Monday, October 8, 2012

Whatever Happened to Movies for Grownups?

The big picture (allowing for some exceptions) is this: The six major studios want to make three kinds of movies. They want to make blockbusters costing a hundred and fifty million dollars and up (with another fifty to a hundred million dollars spent on promotion)—that is, films that are based on comic books, video games, and young-adult novels. These movies mostly feature angry pixels contending in the dead air—action sequences of total physical abandonment and virtually total meaninglessness, in which nothing imprints itself on your memory except the experience of being excited. They want to make animated features for families, some of which—especially the ones from Pixar—are very good. And they want to make genre movies—thrillers, chick flicks, romantic comedies, weekend-debauch movies (female as well as male), horror movies. Movies that have a mostly assured audience.

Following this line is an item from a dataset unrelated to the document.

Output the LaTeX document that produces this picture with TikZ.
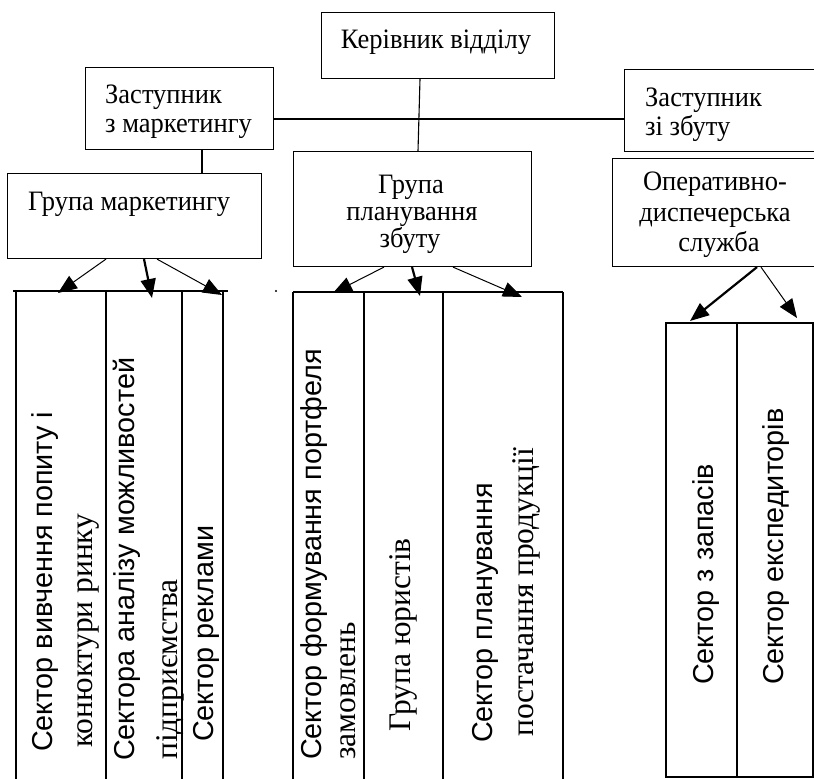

The range of films made by the studios has shrunk—serious drama is virtually out of the question. A good, solid movie like Tony Gilroy’s “Michael Clayton” (2007), with George Clooney, wouldn’t have a shot at being made now. I suspect “The Social Network” got made only because Aaron Sorkin wrote the script. “Lawrence of Arabia,” from 1962, which is playing all over the county October 4th for one day on big screens, wouldn’t even be considered now.